The Ontario Trial Lawyers Association recently published the results of a study that found drivers in Ontario pay more for their auto insurance than they should. While the study mostly affects more populated regions, Northern Ontario and North Bay drivers are also overpaying for their auto insurance coverage.
The OTLA found that between 2001 and 2013 consumers overpaid for insurance policies by $3 billion to $4 billion, with each year over that 10 year period seeing drivers pay more and more. It culminated in 2013 when vehicle owners overpaid for auto insurance to the amount of $840 million, according to the study by Fred Lazar and Eli Prisman, professors at the York University Schulich School of Business.
One potential reason for this is the fact insurance companies may be overcompensating for Ontario’s notoriety as the insurance fraud capital of Canada. This fact already results in the highest auto insurance premiums in the country and it seems drivers are being hit harder by overpaying.
“Auto insurance companies in Ontario have had a relatively free ride during the past 20 years,” Lazar wrote in the report.

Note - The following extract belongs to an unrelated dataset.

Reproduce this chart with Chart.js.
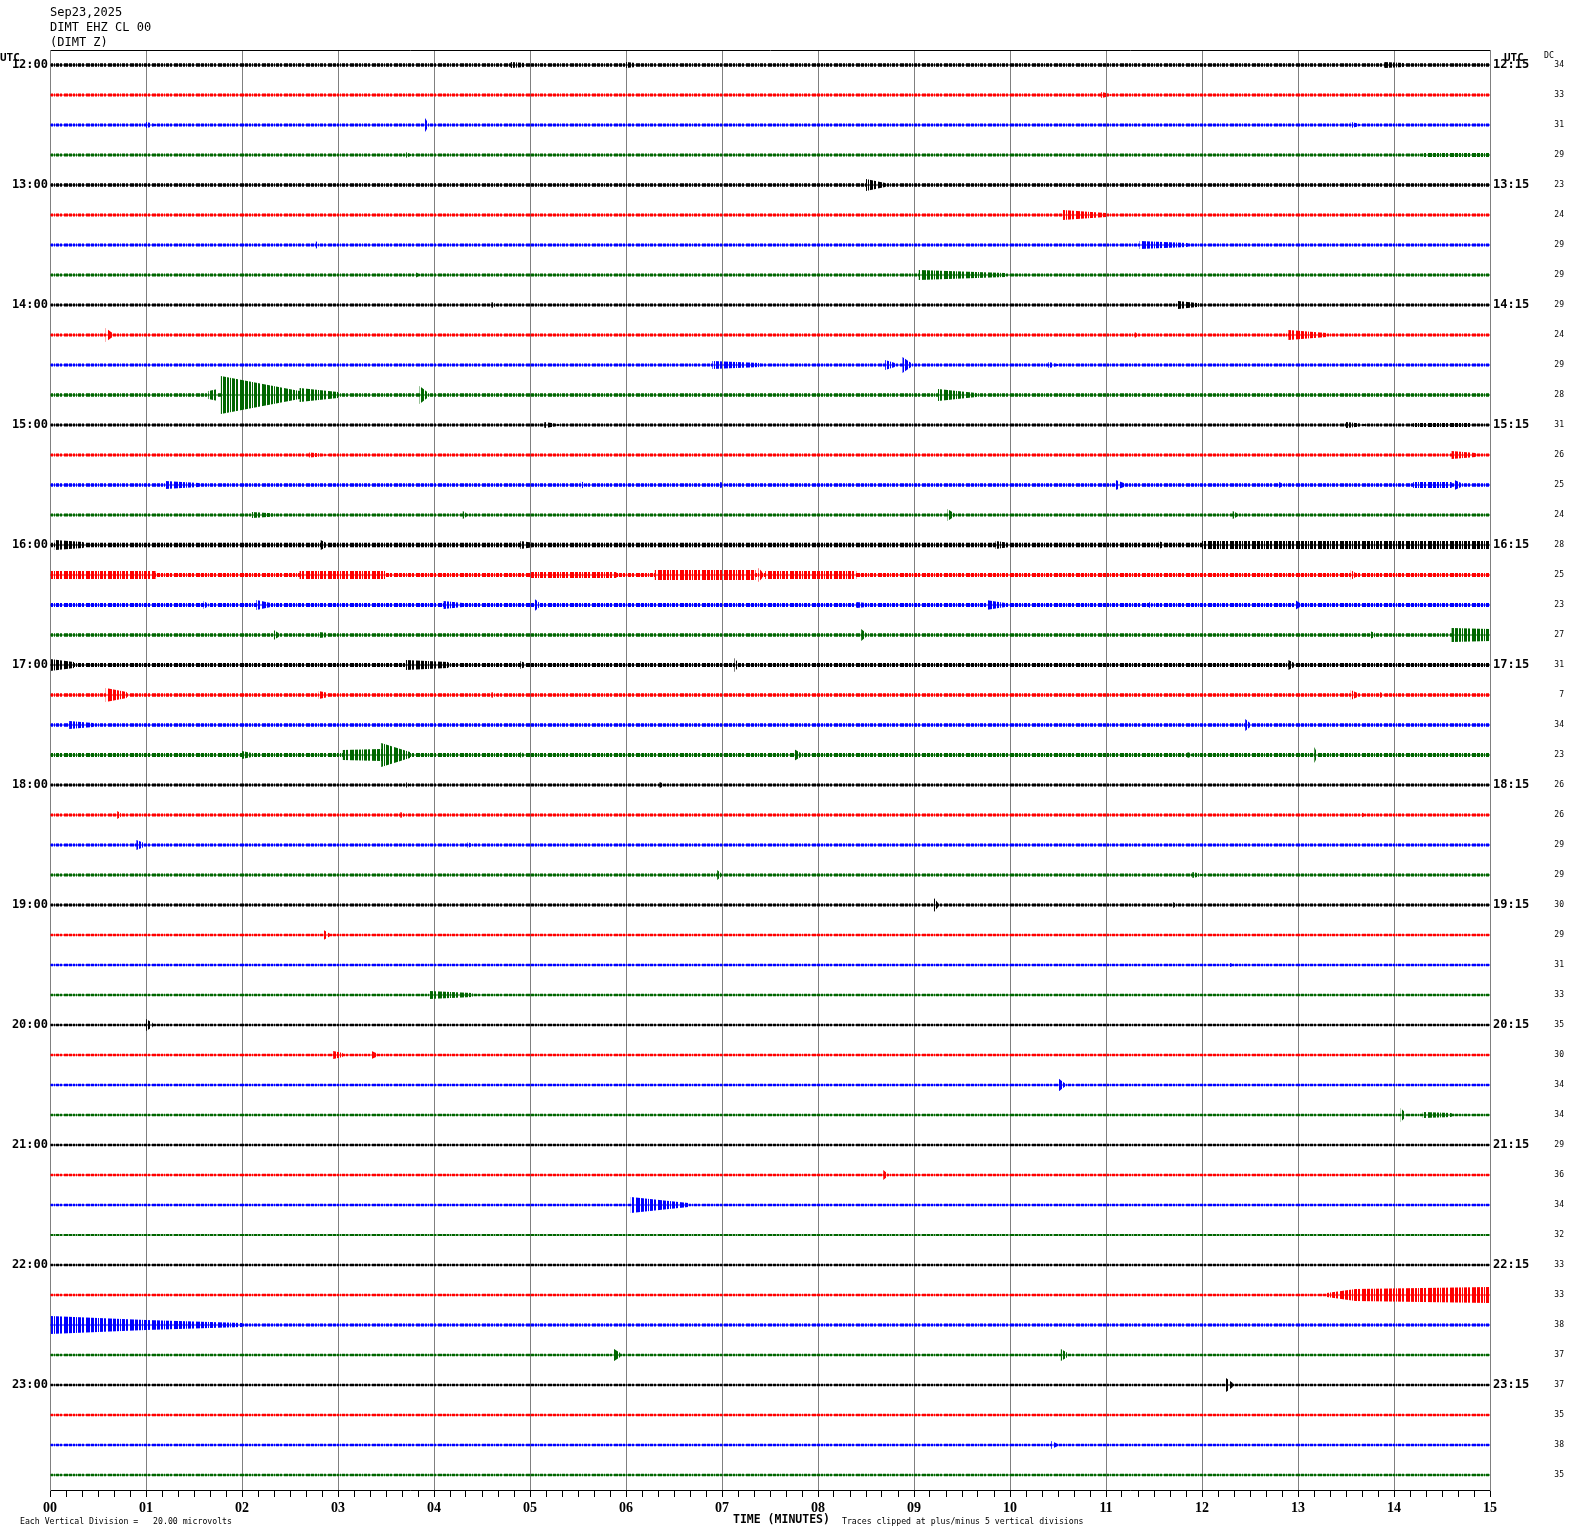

The study shows that insurance providers could afford to cut their premiums by as much as 7.9 per cent and still make profit to see a return on their investment. The paper was also critical of how the Financial Services Commission of Ontario (FSCO) regulates auto insurance and how the body dictates how insurance companies calculate premiums.
Lazar pointed out that the auto insurance industry in the province is profitable and that companies could half equity returns to half the current amount, to 5.7 per cent. The OTLA study looked at 18 of the major insurance providers in Ontario and found that those major industry names had 17.5 per cent equity return, higher than the guideline amount stipulated by the province. Any thoughts that this is just a cycle the industry is moving through are inaccurate as auto insurance premiums have been rising for 20 years.
A spokesman for Ontario’s Minister of Finance said the province is still committed to reducing auto insurance rates, but that “reviewing the financial statements and economic activity of private companies is not within the Auditor General’s mandate.”